History professor Laura Hein and Organization of Women Faculty (OWF) co-chairs Karen Alter and Leslie Harris will be honored with this year’s Provost Awards for Exemplary Service.
Given annually by Northwestern’s Office of the Provost, the award recognizes full-time faculty members who provide outstanding service to the University or significant contributions to their individual units and are exemplars of good academic citizenship.
Honorees receive a $5,000 award and will be recognized during a reception in the spring.
Laura Hein pushes for global studies
Laura Hein is the Harold H. and Virginia Anderson Professor of History at Weinberg College of Arts and Sciences.
She is being recognized for her long record of extraordinary service to the department, the school and the University, using her scholarship to create an intellectual vision and strategically push for global studies at the University.
A nominee said of Hein: “Laura worked tirelessly to make Asia — and the non-Western world beyond Asia — a presence on our campus,” and in so doing, has transformed the University.
Hein has consistently advocated for non-Western history in her department and for a more global perspective in the College and University. She chaired committees such as the Globalization Committee for one NU strategic plan and led the effort that established the Department of Asian Languages and Cultures. More recently, Hein demonstrated her visionary thinking as chair of the dean of libraries search by pushing the committee to think in new ways about the libraries’ role in information systems.
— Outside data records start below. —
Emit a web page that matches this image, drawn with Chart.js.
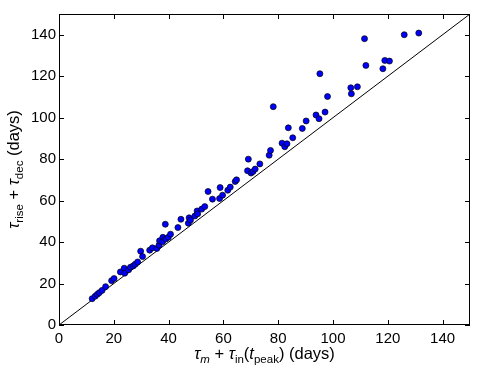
<!DOCTYPE html>
<html>
<head>
<meta charset="utf-8">
<script src="https://cdn.jsdelivr.net/npm/chart.js@4/dist/chart.umd.min.js"></script>
<style>
  html, body { margin: 0; padding: 0; background: #fff; }
</style>
</head>
<body>
<canvas id="myChart" width="490" height="370"></canvas>
<script>
// tau_m + tau_in(t_peak) (days)
const xValues = [
  12.1, 13.2, 14.0, 14.7, 15.7, 17.0, 19.2, 20.1, 22.4, 23.8, 24.0, 25.4, 26.1, 27.1, 27.8, 28.7,
  29.8, 30.5, 33.1, 34.1, 35.7, 36.5, 36.7, 37.9, 37.8, 38.8, 39.0, 39.9, 40.7, 43.4, 44.5, 47.2,
  47.5, 48.0, 49.6, 50.4, 50.6, 52.1, 53.2, 54.4, 56.0, 58.6, 58.8, 59.7, 61.6, 62.5, 64.3, 64.8,
  69.1, 68.8, 70.1, 70.8, 71.6, 73.3, 78.2, 76.7, 77.2, 81.4, 82.4, 83.2, 83.7, 85.3, 88.8, 90.2,
  93.8, 94.9, 97.1, 95.2, 98.0, 106.5, 106.7, 108.9, 111.5, 112.0, 118.2, 118.9, 120.6, 126.0, 131.3
];
// tau_rise + tau_dec (days)
const yValues = [
  12.7, 13.9, 14.8, 15.6, 16.7, 18.5, 21.4, 22.4, 25.6, 27.4, 25.0, 26.6, 27.9, 28.5, 29.3, 30.4,
  35.6, 33.0, 36.1, 37.2, 36.9, 38.5, 40.6, 42.3, 40.1, 48.6, 41.5, 42.3, 43.8, 47.0, 51.0, 49.1,
  51.7, 50.6, 52.6, 55.0, 53.6, 55.9, 57.1, 64.4, 60.7, 61.0, 66.3, 62.6, 65.0, 66.5, 69.2, 70.0,
  80.0, 74.4, 73.3, 74.0, 75.2, 77.7, 105.3, 81.9, 84.2, 87.7, 86.0, 87.4, 95.1, 90.3, 94.8, 98.4,
  101.3, 99.5, 102.7, 121.2, 110.2, 114.4, 111.5, 114.9, 138.1, 125.2, 123.6, 127.6, 127.3, 140.0, 140.8
];
const tickValues = [0, 20, 40, 60, 80, 100, 120, 140];
const axisMax = 150;
const diagonal = [0, axisMax];

const FONT = "'Liberation Sans', Arial, sans-serif";

// draws a label made of pieces: normal text, italic symbols, subscripts
function drawRich(ctx, parts, x, y) {
  const big = 16.5, small = 11.5;
  const fontOf = p => (p.it ? 'italic ' : '') + (p.sub ? small : big) + 'px ' + FONT;
  let total = 0;
  parts.forEach(p => { ctx.font = fontOf(p); total += ctx.measureText(p.t).width; });
  let cx = x - total / 2;
  ctx.textAlign = 'left';
  ctx.textBaseline = 'alphabetic';
  parts.forEach(p => {
    ctx.font = fontOf(p);
    ctx.fillText(p.t, cx, p.sub ? y + 4 : y);
    cx += ctx.measureText(p.t).width;
  });
}

const framePlugin = {
  id: 'frame',
  afterDatasetsDraw(chart) {
    const { ctx, chartArea: a, scales } = chart;
    ctx.save();
    ctx.strokeStyle = '#000';
    ctx.lineWidth = 1;
    ctx.strokeRect(Math.round(a.left) + 0.5, Math.round(a.top) + 0.5,
                   Math.round(a.right - a.left) - 1, Math.round(a.bottom - a.top) - 1);
    ctx.beginPath();
    tickValues.forEach(v => {
      const px = Math.round(scales.x.getPixelForValue(v)) + 0.5;
      ctx.moveTo(px, a.bottom); ctx.lineTo(px, a.bottom - 5);
      ctx.moveTo(px, a.top); ctx.lineTo(px, a.top + 5);
      const py = Math.round(scales.y.getPixelForValue(v)) + 0.5;
      ctx.moveTo(a.left, py); ctx.lineTo(a.left + 5, py);
      ctx.moveTo(a.right, py); ctx.lineTo(a.right - 5, py);
    });
    ctx.stroke();
    ctx.restore();
  },
  afterDraw(chart) {
    const { ctx, chartArea: a } = chart;
    ctx.save();
    ctx.fillStyle = '#000';
    drawRich(ctx, [
      { t: 'τ', it: true }, { t: 'm', it: true, sub: true }, { t: ' + ' },
      { t: 'τ', it: true }, { t: 'in', sub: true }, { t: '(' },
      { t: 't', it: true }, { t: 'peak', sub: true }, { t: ') (days)' }
    ], (a.left + a.right) / 2, 359);
    ctx.translate(19, (a.top + a.bottom) / 2);
    ctx.rotate(-Math.PI / 2);
    drawRich(ctx, [
      { t: 'τ', it: true }, { t: 'rise', sub: true }, { t: ' + ' },
      { t: 'τ', it: true }, { t: 'dec', sub: true }, { t: ' (days)' }
    ], 0, 0);
    ctx.restore();
  }
};

const ctx = document.getElementById('myChart').getContext('2d');

new Chart(ctx, {
  data: {
    datasets: [{
      type: 'scatter',
      data: xValues.map((x, i) => ({ x: x, y: yValues[i] })),
      backgroundColor: '#0000ff',
      borderColor: '#000',
      borderWidth: 0.7,
      pointRadius: 3
    }, {
      type: 'line',
      data: diagonal.map(v => ({ x: v, y: v })),
      borderColor: '#000',
      borderWidth: 1,
      pointRadius: 0
    }]
  },
  options: {
    responsive: false,
    animation: false,
    layout: { padding: { top: 14, right: 20, left: 0, bottom: 0 } },
    plugins: { legend: { display: false }, tooltip: { enabled: false } },
    scales: {
      x: {
        type: 'linear', min: 0, max: axisMax,
        afterBuildTicks: s => { s.ticks = tickValues.map(v => ({ value: v })); },
        afterFit: s => { s.height = 45; },
        grid: { display: true, drawOnChartArea: false, drawTicks: false },
        border: { display: false },
        ticks: { color: '#000', font: { family: FONT, size: 15 }, padding: 5, maxRotation: 0 }
      },
      y: {
        type: 'linear', min: 0, max: axisMax,
        afterBuildTicks: s => { s.ticks = tickValues.map(v => ({ value: v })); },
        afterFit: s => { s.width = 59; },
        grid: { display: true, drawOnChartArea: false, drawTicks: false },
        border: { display: false },
        ticks: { color: '#000', font: { family: FONT, size: 15 }, padding: 3 }
      }
    }
  },
  plugins: [framePlugin]
});
</script>
</body>
</html>
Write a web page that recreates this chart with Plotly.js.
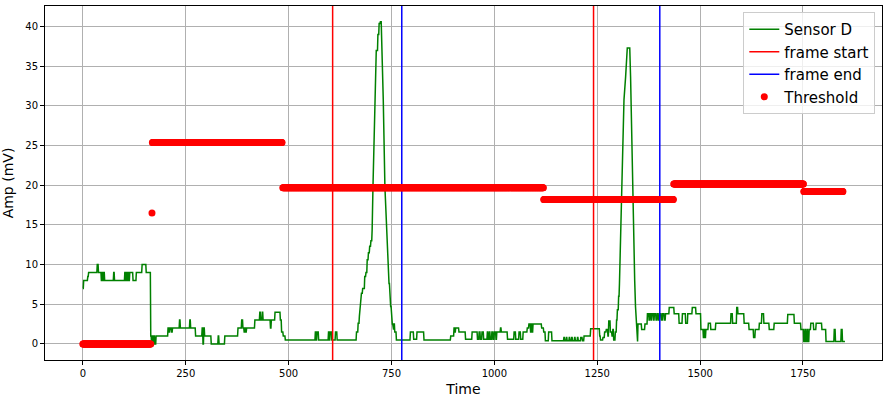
<!DOCTYPE html>
<html>
<head>
<meta charset="utf-8">
<script src="https://cdn.plot.ly/plotly-3.0.1.min.js"></script>
<style>
  body { margin: 0; background: #fff; }
  #plot { width: 889px; height: 402px; }
</style>
</head>
<body>
<div id="plot"></div>
<script>
// sensor trace as [time, amp] points
var sensorPts = [
  [0,7],[2,8],[12,8.5],[14,9],[35,10],[38,9],[45,8],[47,9],[49,8],[51,9],[53,8],[75,9],[77,8],
  [102,9],[104,8],[106,9],[108,8],[110,9],[112,8],[114,9],[122,8],[130,9],[144,10],[154,9],
  [165,1],[167,0],[169,1],[171,0],[173,1],[175,0],[178,1],[207,2],[210,1.5],[212,2],[216,1.5],[218,2],
  [235,3],[237,2],[260,3],[262,2],[274,1],[290,2],[292,0],[294,2],[296,1],[312,0],[329,1],[331,0],
  [345,1],[377,2],[386,3],[389,2],[392,1.5],[394,2],[396,1.5],[398,2],[418,3],[430,4],[432,3],[436,4],
  [438,3],[452,3],[456,2],[458,3],[467,4],[480,3],[483,1.5],[487,1],[492,0.5],
  [565,1.5],[567,0.5],[569,1.5],[573,0.5],[597,1.5],[599,0.5],[601,1.5],[605,0.5],[614,1.5],[618,0.5],
  [665,1.5],[669,2.6],[672,3.5],[677,6.4],[680,7],[685,8.5],[688,9],[691,10.6],[694,11.5],[697,12.3],
  [700,13],[703,14.4],[705,19.8],[709,30.8],[713,37],[717,39],[720,40.4],[723,40.6],[726,39.1],
  [730,30.8],[734,19.8],[739,13.1],[741,11],[744,7.6],[746,6],[748,4.7],[750,3],[752,2.5],[754,1.8],
  [756,2.5],[758,1.5],[762,0.5],
  [796,1.5],[804,0.6],[812,1.5],[829,0.5],[894,1],[902,2],[904,1.5],[906,2],[914,1.5],[930,0.6],
  [946,1.5],[959,0.6],[963,1.5],[966,0.6],[970,1.5],[974,0.6],[983,1.5],[985,0.6],[988,1.5],[990,0.6],
  [994,1.5],[997,0.6],[1000,1.5],[1004,0.6],[1006,1.5],[1015,2],[1017,1.5],[1032,0.6],[1048,1.5],
  [1052,0.6],[1060,1.5],[1064,0.6],[1070,1.5],[1080,2],[1084,2.5],[1088,1.5],[1090,2.5],[1092,1.5],
  [1094,2.5],[1115,2],[1120,1.5],[1124,0.4],[1132,1.5],[1140,0.4],
  [1169,0.8],[1171,0.4],[1175,0.8],[1177,0.4],[1182,0.8],[1184,0.4],[1188,0.8],[1190,0.4],[1195,0.8],
  [1197,0.4],[1202,0.8],[1204,0.4],[1210,0.8],[1214,0.4],[1218,1],[1234,1.9],[1256,1],[1258,0.5],
  [1264,0.8],[1268,1.5],[1272,1.8],[1276,1],[1278,2.9],[1282,1.5],[1286,1],[1288,1.8],[1290,0.5],
  [1294,1.5],[1297,3],[1299,4.3],[1302,6],[1304,7.6],[1306,12],[1308,18],[1312,25],[1315,30.8],
  [1319,33.7],[1323,37.3],[1329,37.3],[1331,33.7],[1334,24.5],[1337,17],[1339,11.8],[1341,8],
  [1343,4.7],[1345,2],[1347,0.3],
  [1349,2.5],[1358,1.8],[1366,2.5],[1372,3.8],[1376,3],[1378,3.8],[1381,3],[1383,3.8],[1387,3],
  [1389,3.8],[1393,3],[1396,3.8],[1399,3],[1402,3.8],[1406,3],[1409,3.8],[1413,3],[1416,3.8],
  [1425,4.6],[1437,3.8],[1449,2.6],[1457,3.8],[1465,2.6],[1470,3.8],[1481,4.6],[1490,3.8],
  [1502,1.8],[1508,0.8],[1510,1.8],[1512,0.8],[1514,1.8],[1520,2.6],[1526,1.8],[1538,2.6],[1575,3.8],
  [1579,2.6],[1589,4.6],[1592,3.8],[1607,2.6],[1619,1.8],[1630,0.8],[1634,1.8],[1644,2.6],[1650,3.8],
  [1655,2.6],[1668,1.8],[1680,2.6],[1713,3.7],[1729,2.6],[1745,1.8],[1752,0.3],[1755,1.8],[1757,0.3],
  [1760,1.8],[1762,0.3],[1765,1.8],[1769,2.6],[1776,1.8],[1782,2.6],[1796,1.8],[1806,0.3],[1826,1.8],
  [1829,0.3],[1843,1.8],[1846,0.3],[1852,0.3]
];

var frameStart = [607, 1241];
var frameEnd = [775, 1402];

// threshold steps: value held from start to end (one dot per time step)
var thrLevel = [0, 16.5, 25.4, 19.7, 18.2, 20.15, 19.2];
var thrStart = [0, 168, 169, 486, 1120, 1436, 1752];
var thrEnd   = [165, 168, 484, 1119, 1435, 1751, 1847];

var xTicks = [0, 250, 500, 750, 1000, 1250, 1500, 1750];
var yTicks = [0, 5, 10, 15, 20, 25, 30, 35, 40];
var xRange = [-92, 1942];
var yRange = [-2.03, 42.6];

// small jumps and long gaps are held flat until one sample before the change,
// steep short runs (the two pulses) are joined directly
var sensorX = [], sensorY = [];
sensorPts.forEach(function (p, i) {
  if (i > 0) {
    var prev = sensorPts[i - 1];
    var gap = p[0] - prev[0];
    if (gap > 1 && (gap > 5 || Math.abs(p[1] - prev[1]) < 2.5)) {
      sensorX.push(p[0] - 1);
      sensorY.push(prev[1]);
    }
  }
  sensorX.push(p[0]);
  sensorY.push(p[1]);
});

var thrX = [], thrY = [];
for (var i = 0; i < thrLevel.length; i++) {
  for (var t = thrStart[i]; t <= thrEnd[i]; t++) {
    thrX.push(t);
    thrY.push(thrLevel[i]);
  }
}

function vlines(xs) {
  var lx = [], ly = [];
  xs.forEach(function (v) {
    lx.push(v, v, null);
    ly.push(yRange[0], yRange[1], null);
  });
  return { x: lx, y: ly };
}

var fs = vlines(frameStart);
var fe = vlines(frameEnd);

var data = [
  {
    x: sensorX, y: sensorY, type: 'scatter', mode: 'lines', name: 'Sensor D',
    line: { color: '#008000', width: 1.5 }
  },
  {
    x: fs.x, y: fs.y, type: 'scatter', mode: 'lines', name: 'frame start',
    line: { color: '#ff0000', width: 1.5 }
  },
  {
    x: fe.x, y: fe.y, type: 'scatter', mode: 'lines', name: 'frame end',
    line: { color: '#0000ff', width: 1.5 }
  },
  {
    x: thrX, y: thrY, type: 'scatter', mode: 'markers', name: 'Threshold',
    marker: { color: '#ff0000', size: 7 }
  }
];

var axisCommon = {
  showline: true, mirror: true, linecolor: '#000', linewidth: 1,
  ticks: 'outside', ticklen: 4, tickcolor: '#000',
  showgrid: true, gridcolor: '#b0b0b0', gridwidth: 1,
  zeroline: false,
  tickfont: { family: 'DejaVu Sans, sans-serif', size: 10, color: '#000' }
};

var layout = {
  width: 889,
  height: 402,
  paper_bgcolor: '#fff',
  plot_bgcolor: '#fff',
  margin: { l: 45, r: 7, t: 6, b: 42 },
  showlegend: true,
  xaxis: Object.assign({}, axisCommon, {
    range: xRange, tickvals: xTicks, ticktext: xTicks.map(String),
    title: { text: 'Time', font: { family: 'DejaVu Sans, sans-serif', size: 14, color: '#000' }, standoff: 6 }
  }),
  yaxis: Object.assign({}, axisCommon, {
    range: yRange, tickvals: yTicks, ticktext: yTicks.map(String),
    title: { text: 'Amp (mV)', font: { family: 'DejaVu Sans, sans-serif', size: 14, color: '#000' }, standoff: 8 }
  }),
  legend: {
    x: 0.992, y: 0.983, xanchor: 'right', yanchor: 'top',
    bgcolor: 'rgba(255,255,255,0.8)', bordercolor: '#cccccc', borderwidth: 1,
    font: { family: 'DejaVu Sans, sans-serif', size: 15, color: '#000' },
    tracegroupgap: 0
  }
};

Plotly.newPlot('plot', data, layout, { displayModeBar: false, staticPlot: true });
</script>
</body>
</html>
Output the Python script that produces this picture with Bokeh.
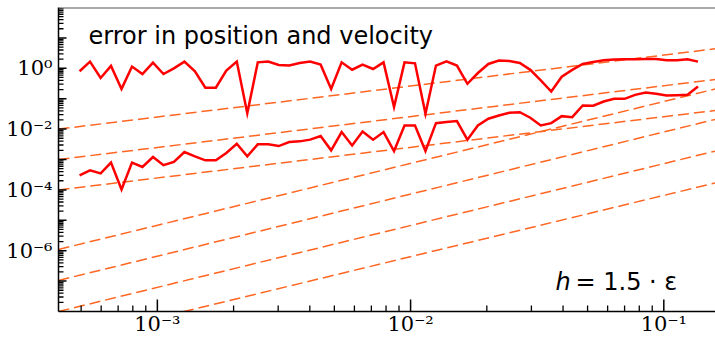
import math
from bokeh.plotting import figure
from bokeh.models import FixedTicker, Span, Label
from bokeh.embed import file_html
from bokeh.resources import INLINE

# ---- data ----
X_RANGE = [4.07e-4, 0.16]
Y_RANGE = [1.0e-8, 100.0]

h_values = [4.93e-4, 5.42e-4, 5.97e-4, 6.56e-4, 7.22e-4, 7.94e-4, 8.73e-4, 9.61e-4, 1.057e-3, 1.162e-3,
            1.279e-3, 1.407e-3, 1.547e-3, 1.702e-3, 1.872e-3, 2.059e-3, 2.265e-3, 2.492e-3, 2.741e-3, 3.015e-3,
            3.317e-3, 3.648e-3, 4.013e-3, 4.414e-3, 4.856e-3, 5.342e-3, 5.876e-3, 6.463e-3, 7.110e-3, 7.821e-3,
            8.603e-3, 9.463e-3, 1.0409e-2, 1.1450e-2, 1.2595e-2, 1.3854e-2, 1.5240e-2, 1.6764e-2, 1.8440e-2, 2.0284e-2,
            2.2313e-2, 2.4544e-2, 2.6998e-2, 2.9698e-2, 3.2668e-2, 3.5935e-2, 3.9528e-2, 4.3481e-2, 4.7829e-2, 5.2612e-2,
            5.7873e-2, 6.3661e-2, 7.0027e-2, 7.7030e-2, 8.4733e-2, 9.3206e-2, 0.10253, 0.11278, 0.12406, 0.13646]

error_upper = [0.80, 1.66, 0.48, 1.2, 0.21, 1.14, 0.65, 1.54, 0.65, 1.0,
               1.66, 0.80, 0.23, 0.23, 0.84, 1.66, 0.033, 1.57, 1.66, 1.29,
               1.23, 1.50, 1.66, 1.32, 0.21, 1.57, 0.90, 1.32, 0.95, 1.57,
               0.053, 1.57, 1.46, 0.032, 1.23, 1.70, 1.23, 0.31, 0.70, 1.39,
               1.79, 1.75, 1.50, 0.89, 0.40, 0.172, 0.53, 0.89, 1.39, 1.62,
               1.83, 1.93, 1.97, 1.97, 2.03, 2.03, 1.83, 1.83, 1.97, 1.66]

error_lower = [3.0e-4, 4.4e-4, 3.5e-4, 7.9e-4, 1.03e-4, 7.9e-4, 5.7e-4, 1.21e-3, 6.5e-4, 8.3e-4,
               1.76e-3, 1.27e-3, 9.4e-4, 9.4e-4, 1.63e-3, 3.3e-3, 1.27e-3, 3.15e-3, 3.15e-3, 2.77e-3,
               3.75e-3, 3.95e-3, 4.5e-3, 5.9e-3, 2.0e-3, 8.0e-3, 2.9e-3, 8.4e-3, 4.5e-3, 8.0e-3,
               1.9e-3, 1.32e-2, 1.32e-2, 1.9e-3, 1.57e-2, 1.7e-2, 1.83e-2, 4.5e-3, 1.32e-2, 2.19e-2,
               2.8e-2, 3.45e-2, 3.6e-2, 2.37e-2, 1.32e-2, 1.57e-2, 2.67e-2, 2.47e-2, 6.0e-2, 5.85e-2,
               8.1e-2, 9.9e-2, 9.9e-2, 0.134, 0.16, 0.145, 0.127, 0.130, 0.134, 0.25]

# reference power-law guide lines: value at left edge and at right edge of the x range
ref_x = [4.07e-4, 0.16]
ref_start = [1.0e-2, 1.0e-3, 1.0e-4, 1.1e-6, 1.05e-7, 1.0e-8, 1.0e-9]
ref_end = [4.4, 0.43, 0.041, 0.21, 0.021, 1.9e-3, 1.7e-4]

x_ticks = [1e-3, 1e-2, 1e-1]
x_tick_labels = ["10\u207b\u00b3", "10\u207b\u00b2", "10\u207b\u00b9"]
y_ticks = [1e-6, 1e-4, 1e-2, 1e0]
y_tick_labels = ["10\u207b\u2076", "10\u207b\u2074", "10\u207b\u00b2", "10\u2070"]

title_text = "error in position and velocity"
note_var = "h"
note_rest = "= 1.5 \u00b7 \u03b5"

# ---- figure ----
p = figure(width=715, height=338, x_axis_type="log", y_axis_type="log",
           x_range=(X_RANGE[0], X_RANGE[1]), y_range=(Y_RANGE[0], Y_RANGE[1]),
           output_backend="svg", toolbar_location=None,
           min_border_left=58, min_border_right=0, min_border_top=7, min_border_bottom=26)

p.xgrid.visible = False
p.ygrid.visible = False
p.outline_line_color = None
p.background_fill_color = "white"
p.border_fill_color = "white"

ORANGE = "#ff6622"
for ys, ye in zip(ref_start, ref_end):
    p.line(ref_x, [ys, ye], line_color=ORANGE, line_width=1.5, line_dash="11 5")

p.line(h_values, error_upper, line_color="#ff0000", line_width=2.5, line_join="miter")
p.line(h_values, error_lower, line_color="#ff0000", line_width=2.5, line_join="miter")

# top spine
p.add_layout(Span(location=Y_RANGE[1], dimension="width", line_color="#555555", line_width=2))

# tick positions
def decade_list(lo, hi, mults):
    out = []
    for d in range(lo, hi + 1):
        for k in mults:
            out.append(k * 10.0 ** d)
    return out

x_minor = [v for v in decade_list(-4, -1, range(2, 10)) if X_RANGE[0] < v < X_RANGE[1]]
y_decades = [v for v in decade_list(-8, 1, [1]) if Y_RANGE[0] < v < Y_RANGE[1]]
y_minor = [v for v in decade_list(-8, 1, range(2, 10)) if Y_RANGE[0] < v < Y_RANGE[1]]

p.xaxis.ticker = FixedTicker(ticks=x_ticks, minor_ticks=[])
p.xaxis.major_label_overrides = dict(zip(x_ticks, x_tick_labels))
p.yaxis.ticker = FixedTicker(ticks=y_ticks, minor_ticks=[])
p.yaxis.major_label_overrides = dict(zip(y_ticks, y_tick_labels))

for ax in (p.xaxis, p.yaxis):
    ax.axis_line_color = "black"
    ax.axis_line_width = 1.5
    ax.major_tick_line_color = None
    ax.minor_tick_line_color = None
    ax.major_tick_out = 0
    ax.minor_tick_out = 0
    ax.major_tick_in = 0
    ax.minor_tick_in = 0
    ax.major_label_text_font = "DejaVu Serif"
    ax.major_label_text_font_size = "21px"
    ax.major_label_text_color = "black"

p.xaxis.major_label_standoff = 0
p.yaxis.major_label_standoff = 6

# inward ticks drawn as dash markers centred on the frame edges (half is clipped away)
HALF_PI = math.pi / 2
p.scatter(x_ticks, [Y_RANGE[0]] * len(x_ticks), marker="dash", size=24, angle=HALF_PI,
          line_color="black", line_width=1.5)
p.scatter(x_minor, [Y_RANGE[0]] * len(x_minor), marker="dash", size=12, angle=HALF_PI,
          line_color="black", line_width=1.3)
p.scatter([X_RANGE[0]] * len(y_decades), y_decades, marker="dash", size=16,
          line_color="black", line_width=1.5)
p.scatter([X_RANGE[0]] * len(y_minor), y_minor, marker="dash", size=10,
          line_color="black", line_width=1.3)

p.add_layout(Label(x=X_RANGE[0], y=Y_RANGE[1], x_offset=30, y_offset=-28, text=title_text,
                   text_font="DejaVu Sans", text_font_size="24px", text_color="black",
                   text_baseline="alphabetic"))
p.add_layout(Label(x=X_RANGE[0], y=Y_RANGE[0], x_offset=497, y_offset=30, text=note_var,
                   text_font="DejaVu Sans", text_font_style="italic", text_font_size="24px",
                   text_color="black", text_baseline="alphabetic"))
p.add_layout(Label(x=X_RANGE[0], y=Y_RANGE[0], x_offset=517, y_offset=30, text=note_rest,
                   text_font="DejaVu Sans", text_font_size="24px", text_color="black",
                   text_baseline="alphabetic"))

open("out.html", "w").write(file_html(p, INLINE))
Karen Alter and Leslie Harris advocate for women faculty
Karen Alter, the Norman Dwight Harris Professor of International Relations and professor of political science, and Leslie Harris, professor of history, are faculty members at Weinberg College of Arts and Sciences and co-chairs of the Organization of Women Faculty (OWF).
They are being recognized for providing an effective voice for women faculty during the 2020-2021 academic year, a time of unprecedented disruption and difficulty.
Alter and Harris implemented OWF’s survey of women faculty and gathered data on the pandemic’s impact — especially on caregivers and faculty of color. They advocated on behalf of women faculty, with attention to both short-term and long-term impacts and the need to center equity.
The survey provided the basis for OWF’s report on issues that Northwestern could address. Provost Kathleen Hagerty later created a working group to recommend policies, programs and grants to mitigate the impact of the COVID-19 pandemic on faculty.
Past OWF co-chair Dana Hill, formerly clinical professor of law at Pritzker School of Law, also will be recognized. OWF represents tenure-track and non-tenure-eligible women faculty in all schools except Feinberg, which has its own organization.